The CEO must be pro-active in communicating with the Board, especially the Chair, between meetings to keep them up to date on the business.  This does not mean discussing routine day-to-day activities which is the CEO’s to manage.  Major developments that have occurred or are anticipated upon which the Board might be expected to advise, or comment should be communicated at the first opportunity.  This is especially so if the news is bad.  The CEO must be upfront about the situations and their potential consequences.  Waiting for an important issue to resolve itself is never a good practice.  The Board needs to know as soon as possible so that they can give their advice early when it can best ameliorate the potential outcomes.  The worst event for a CEO is for the Board to discover a material piece of bad news that did not come from the CEO.  This would break the trust between the CEO and the Board which may not be recoverable.  Refer to Holding Management to Account.

The CEO also needs to consider and be guided by the Board’s advice.  While the decisions are the CEO’s to make, and it is a major issue if the Board were to reverse a CEO’s decision, the CEO at the same time should take advantage of the experience of the Board in taking his action.  The Board is not a rubber stamp for the CEO.  Giving and taking its advice is an integral part of the governance process.  If the CEO repeatedly rejects the Board’s advice, then the Directors will soon become disinterested in the process, and the Company will be the worse for it.
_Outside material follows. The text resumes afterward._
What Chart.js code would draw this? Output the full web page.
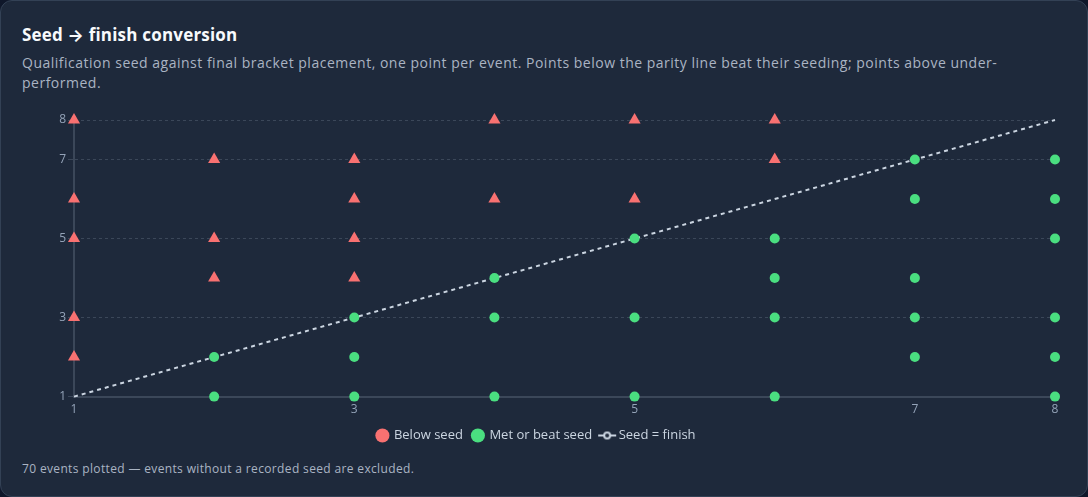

As noted in section 4, at a minimum, the CEO with the help of the Board Secretary, must provide a complete, organized and indexed Board package, typically in electronic form, at least a weekend in advance of the Board meeting. This will give the Directors the time and opportunity to read and consider the documents prior to discussion.

To deepen the engagement of the Board and to leverage the Board’s experience, the CEO should identify an issue for the Board to consider and discuss at the meeting.  The Board will appreciate the request and the CEO will learn something of value.